If you wanted to order the characters of a string based on their collation order, with zsh
:
printf "%s\n" ${(j::)${(s::o)string}}
Note that zsh can have NUL characters in its variables, but strcoll()
doesn't work with those. zsh
tries to work around that, but it's not perfect.
The result would be non-deterministic if strings contained different characters with same sorting order.
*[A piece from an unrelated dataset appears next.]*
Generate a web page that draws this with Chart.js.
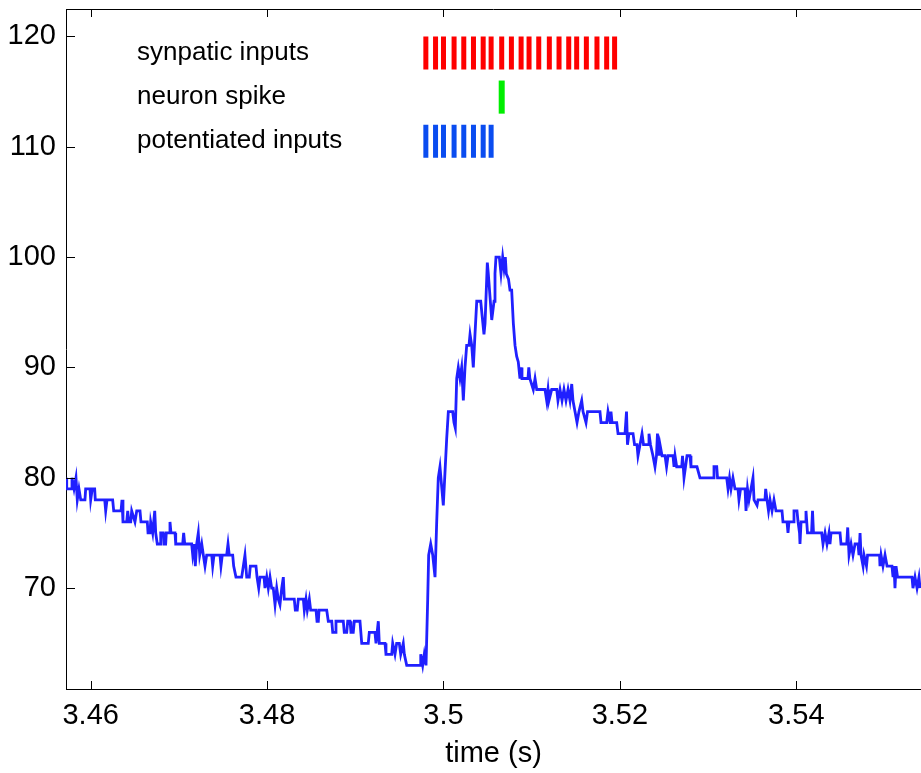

¹ 2019 edit the order of ① ② ③ ④ ⑤ has since been fixed in newer versions of the GNU libc, but as of 2.30, over 95% of characters still don't have a defined order, you can replace ① ② ③ ④ ⑤ with for instance. Hopefully, GNU locales will eventually be fixed completely (they will have to if they want to comply to the next revision of the standard) and the problem will then be limited to user-defined locales
² I believe the rationale is that the non-breaking space, figure space, zero width space etc are not included in the space
category on the ground that they should not be used as delimiters (ISO30112 defines them as characters to be classified as white-space
characters, to find syntactical boundaries), and graph
is defined as the non-spacing printable characters (the characters that are in the print
category and not the space
category, though the text of ISO30112 defines it as characters to be classified as printable characters, not
including the <space> character). So in effect, that's graphical characters and printable non-graphical characters that are not used as syntactical boundaries.